┌─ RECORDED DATA
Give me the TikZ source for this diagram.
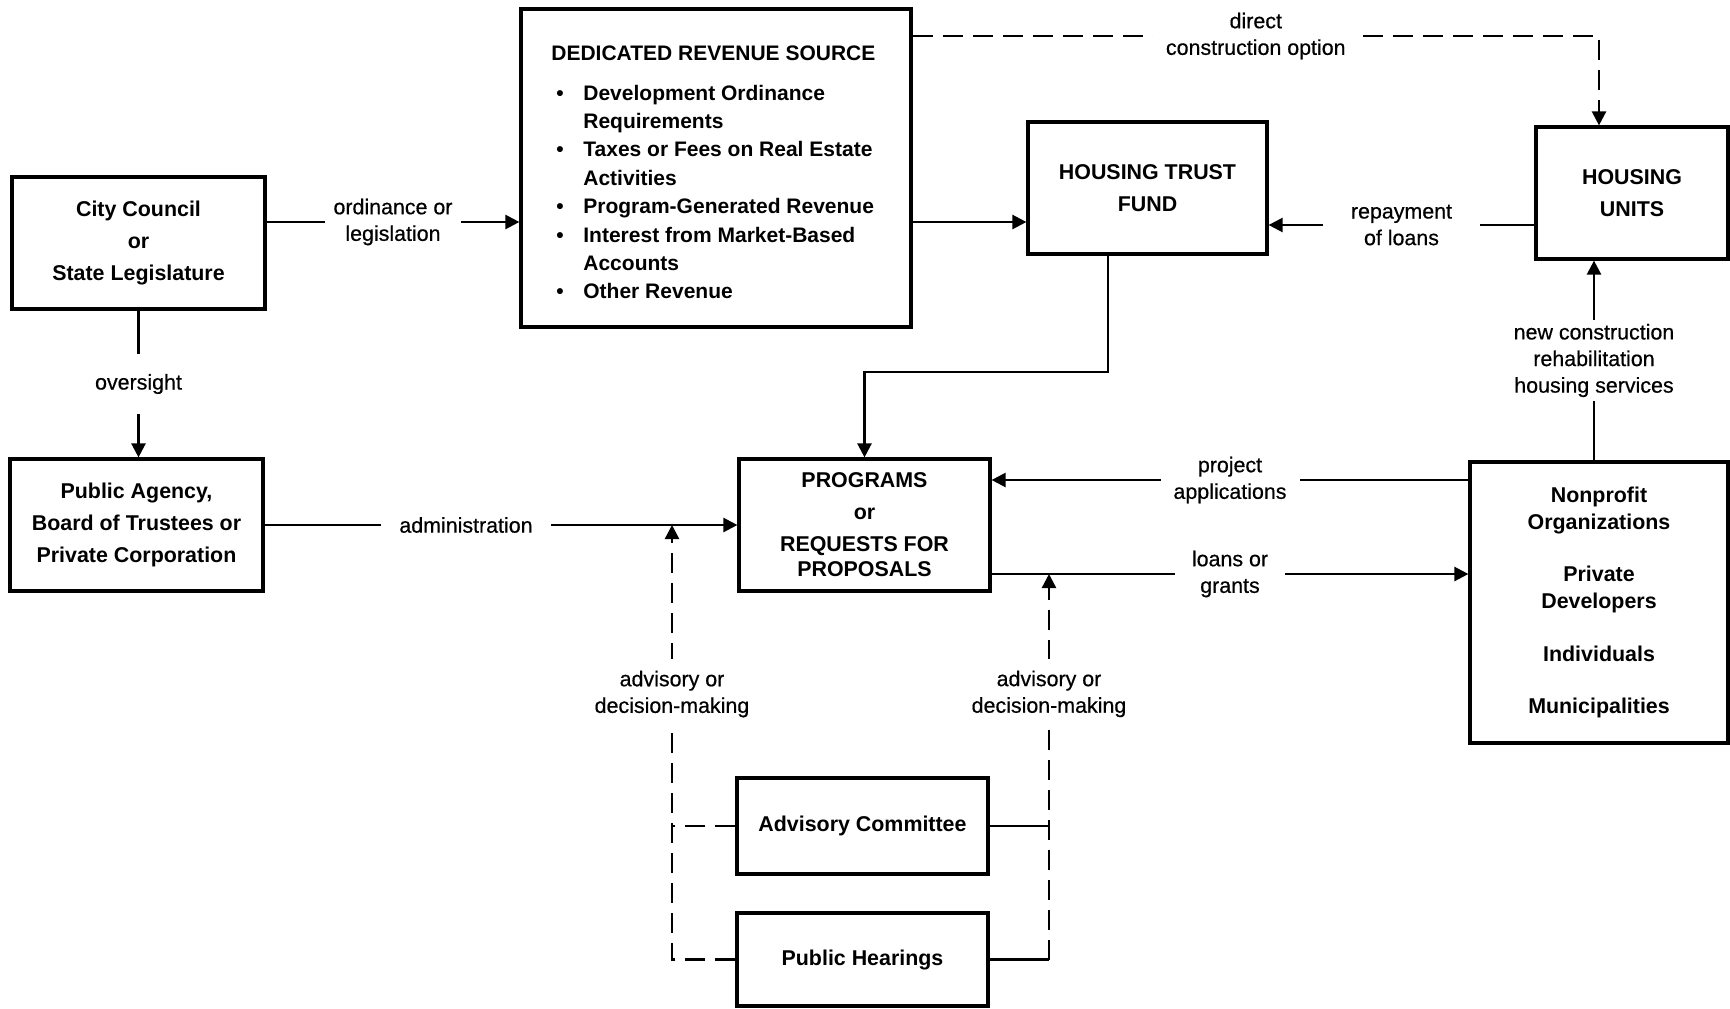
\documentclass[tikz,border=0pt]{standalone}
\usepackage{fontspec}
\setmainfont{Liberation Sans}
\newfontfamily\labfont[FakeBold=0.5]{Liberation Sans}
\usetikzlibrary{arrows.meta}
\begin{document}
\begin{tikzpicture}[x=0.5pt,y=-0.5pt,
  box/.style={draw,line width=1.6pt,align=center,inner sep=0pt,
    font=\fontsize{10.7pt}{16pt}\selectfont\bfseries},
  lab/.style={fill=white,align=center,inner xsep=5pt,inner ysep=2pt,
    font=\labfont\fontsize{10.7pt}{13.3pt}\selectfont},
  conn/.style={line width=1.2pt},
  arr/.style={-{Triangle[length=7pt,width=7pt]}},
  dsh/.style={dash pattern=on 10pt off 5pt}]
\useasboundingbox (0,0) rectangle (1730,1008);

% boxes
\node[box,minimum width=126.5pt,minimum height=66pt] (cc) at (138.5,243) {City Council\\or\\State Legislature};
\node[box,minimum width=126.5pt,minimum height=66pt] (pa) at (136.5,525) {Public Agency,\\Board of Trustees or\\Private Corporation};
\node[box,minimum width=195pt,minimum height=159pt] (drs) at (716,168) {};
\node[anchor=north west,inner sep=0pt,align=left,
  font=\fontsize{10.5pt}{14.2pt}\selectfont\bfseries] (drstext) at (551,45)
  {DEDICATED REVENUE SOURCE\\[5.8pt]
   \hspace*{2.5pt}\makebox[13.5pt][l]{\textbullet}Development Ordinance\\
   \hspace*{16pt}Requirements\\
   \hspace*{2.5pt}\makebox[13.5pt][l]{\textbullet}Taxes or Fees on Real Estate\\
   \hspace*{16pt}Activities\\
   \hspace*{2.5pt}\makebox[13.5pt][l]{\textbullet}Program-Generated Revenue\\
   \hspace*{2.5pt}\makebox[13.5pt][l]{\textbullet}Interest from Market-Based\\
   \hspace*{16pt}Accounts\\
   \hspace*{2.5pt}\makebox[13.5pt][l]{\textbullet}Other Revenue};
\node[box,minimum width=119.5pt,minimum height=66pt] (htf) at (1147.5,188) {HOUSING TRUST\\FUND};
\node[box,minimum width=96pt,minimum height=66pt] (hu) at (1632,193) {HOUSING\\UNITS};
\node[box,minimum width=125.5pt,minimum height=66pt] (prog) at (864.5,525) {PROGRAMS\\or\\REQUESTS FOR\\[-3.5pt]PROPOSALS};
\node[box,minimum width=129pt,minimum height=140.5pt,
  font=\fontsize{10.7pt}{13.5pt}\selectfont\bfseries] (np) at (1599,602.5)
  {Nonprofit\\Organizations\\[12.7pt]Private\\Developers\\[12.7pt]Individuals\\[12.7pt]Municipalities};
\node[box,minimum width=125.5pt,minimum height=48pt] (ac) at (862.5,826) {Advisory Committee};
\node[box,minimum width=125.5pt,minimum height=46.5pt] (ph) at (862.5,959.5) {Public Hearings};

% helper coordinates
\coordinate (yA) at (0,222);
\coordinate (xD) at (1599,0);
\coordinate (yD) at (0,36);
\coordinate (yR) at (0,225);
\coordinate (xH) at (1108,0);
\coordinate (yH) at (0,372);
\coordinate (yP) at (0,480);
\coordinate (yL) at (0,574);
\coordinate (xN) at (1594,0);
\coordinate (jL) at (672,525);
\coordinate (jR) at (1049,574);

% connectors
\draw[conn,arr] (cc.east |- yA) -- node[lab,inner xsep=4.5pt]{ordinance or\\legislation} (drs.west |- yA);
\draw[conn,arr] (drs.east |- yA) -- (htf.west |- yA);
\draw[conn,arr] (cc.south) -- node[lab,inner ysep=10pt]{oversight} (cc.south |- pa.north);
\draw[conn,arr] (pa.east) -- node[lab,pos=0.426,inner xsep=9pt]{administration} (prog.west);
\draw[conn,dsh,arr] (drs.east |- yD) -- node[lab,inner xsep=6.5pt]{direct\\construction option} (xD |- yD) -- (xD |- hu.north);
\draw[conn,arr] (hu.west |- yR) -- node[lab,inner xsep=14pt]{repayment\\of loans} (htf.east |- yR);
\draw[conn,arr] (xH |- htf.south) -- (xH |- yH) -- (prog.north |- yH) -- (prog.north);
\draw[conn,arr] (np.west |- yP) -- node[lab,inner xsep=6.5pt]{project\\applications} (prog.east |- yP);
\draw[conn,arr] (prog.east |- yL) -- node[lab,inner xsep=8.5pt]{loans or\\grants} (np.west |- yL);
\draw[conn,arr] (xN |- np.north) -- node[lab]{new construction\\rehabilitation\\housing services} (xN |- hu.south);

\draw[conn,dsh] (ac.west) -- (ac.west -| jL);
\draw[conn,dsh,arr] (ph.west) -- (ph.west -| jL) -- node[lab,pos=0.611,inner ysep=6pt]{advisory or\\decision-making} (jL);
\draw[conn] (ac.east) -- (ac.east -| jR);
\draw[conn] (ph.east) -- (ph.east -| jR);
\draw[conn,dsh,arr] (ph.east -| jR) -- node[lab,pos=0.689,inner ysep=6pt]{advisory or\\decision-making} (jR);
\end{tikzpicture}
\end{document}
└─
§ TASK DETAILS
Transcribe the preceding listing in its entirety and with exact wording, leaving out pictures.

§ TASK RESULT
Give me the TikZ source for this diagram.
\documentclass[tikz,border=0pt]{standalone}
\usepackage{fontspec}
\setmainfont{Liberation Sans}
\newfontfamily\labfont[FakeBold=0.5]{Liberation Sans}
\usetikzlibrary{arrows.meta}
\begin{document}
\begin{tikzpicture}[x=0.5pt,y=-0.5pt,
  box/.style={draw,line width=1.6pt,align=center,inner sep=0pt,
    font=\fontsize{10.7pt}{16pt}\selectfont\bfseries},
  lab/.style={fill=white,align=center,inner xsep=5pt,inner ysep=2pt,
    font=\labfont\fontsize{10.7pt}{13.3pt}\selectfont},
  conn/.style={line width=1.2pt},
  arr/.style={-{Triangle[length=7pt,width=7pt]}},
  dsh/.style={dash pattern=on 10pt off 5pt}]
\useasboundingbox (0,0) rectangle (1730,1008);

% boxes
\node[box,minimum width=126.5pt,minimum height=66pt] (cc) at (138.5,243) {City Council\\or\\State Legislature};
\node[box,minimum width=126.5pt,minimum height=66pt] (pa) at (136.5,525) {Public Agency,\\Board of Trustees or\\Private Corporation};
\node[box,minimum width=195pt,minimum height=159pt] (drs) at (716,168) {};
\node[anchor=north west,inner sep=0pt,align=left,
  font=\fontsize{10.5pt}{14.2pt}\selectfont\bfseries] (drstext) at (551,45)
  {DEDICATED REVENUE SOURCE\\[5.8pt]
   \hspace*{2.5pt}\makebox[13.5pt][l]{\textbullet}Development Ordinance\\
   \hspace*{16pt}Requirements\\
   \hspace*{2.5pt}\makebox[13.5pt][l]{\textbullet}Taxes or Fees on Real Estate\\
   \hspace*{16pt}Activities\\
   \hspace*{2.5pt}\makebox[13.5pt][l]{\textbullet}Program-Generated Revenue\\
   \hspace*{2.5pt}\makebox[13.5pt][l]{\textbullet}Interest from Market-Based\\
   \hspace*{16pt}Accounts\\
   \hspace*{2.5pt}\makebox[13.5pt][l]{\textbullet}Other Revenue};
\node[box,minimum width=119.5pt,minimum height=66pt] (htf) at (1147.5,188) {HOUSING TRUST\\FUND};
\node[box,minimum width=96pt,minimum height=66pt] (hu) at (1632,193) {HOUSING\\UNITS};
\node[box,minimum width=125.5pt,minimum height=66pt] (prog) at (864.5,525) {PROGRAMS\\or\\REQUESTS FOR\\[-3.5pt]PROPOSALS};
\node[box,minimum width=129pt,minimum height=140.5pt,
  font=\fontsize{10.7pt}{13.5pt}\selectfont\bfseries] (np) at (1599,602.5)
  {Nonprofit\\Organizations\\[12.7pt]Private\\Developers\\[12.7pt]Individuals\\[12.7pt]Municipalities};
\node[box,minimum width=125.5pt,minimum height=48pt] (ac) at (862.5,826) {Advisory Committee};
\node[box,minimum width=125.5pt,minimum height=46.5pt] (ph) at (862.5,959.5) {Public Hearings};

% helper coordinates
\coordinate (yA) at (0,222);
\coordinate (xD) at (1599,0);
\coordinate (yD) at (0,36);
\coordinate (yR) at (0,225);
\coordinate (xH) at (1108,0);
\coordinate (yH) at (0,372);
\coordinate (yP) at (0,480);
\coordinate (yL) at (0,574);
\coordinate (xN) at (1594,0);
\coordinate (jL) at (672,525);
\coordinate (jR) at (1049,574);

% connectors
\draw[conn,arr] (cc.east |- yA) -- node[lab,inner xsep=4.5pt]{ordinance or\\legislation} (drs.west |- yA);
\draw[conn,arr] (drs.east |- yA) -- (htf.west |- yA);
\draw[conn,arr] (cc.south) -- node[lab,inner ysep=10pt]{oversight} (cc.south |- pa.north);
\draw[conn,arr] (pa.east) -- node[lab,pos=0.426,inner xsep=9pt]{administration} (prog.west);
\draw[conn,dsh,arr] (drs.east |- yD) -- node[lab,inner xsep=6.5pt]{direct\\construction option} (xD |- yD) -- (xD |- hu.north);
\draw[conn,arr] (hu.west |- yR) -- node[lab,inner xsep=14pt]{repayment\\of loans} (htf.east |- yR);
\draw[conn,arr] (xH |- htf.south) -- (xH |- yH) -- (prog.north |- yH) -- (prog.north);
\draw[conn,arr] (np.west |- yP) -- node[lab,inner xsep=6.5pt]{project\\applications} (prog.east |- yP);
\draw[conn,arr] (prog.east |- yL) -- node[lab,inner xsep=8.5pt]{loans or\\grants} (np.west |- yL);
\draw[conn,arr] (xN |- np.north) -- node[lab]{new construction\\rehabilitation\\housing services} (xN |- hu.south);

\draw[conn,dsh] (ac.west) -- (ac.west -| jL);
\draw[conn,dsh,arr] (ph.west) -- (ph.west -| jL) -- node[lab,pos=0.611,inner ysep=6pt]{advisory or\\decision-making} (jL);
\draw[conn] (ac.east) -- (ac.east -| jR);
\draw[conn] (ph.east) -- (ph.east -| jR);
\draw[conn,dsh,arr] (ph.east -| jR) -- node[lab,pos=0.689,inner ysep=6pt]{advisory or\\decision-making} (jR);
\end{tikzpicture}
\end{document}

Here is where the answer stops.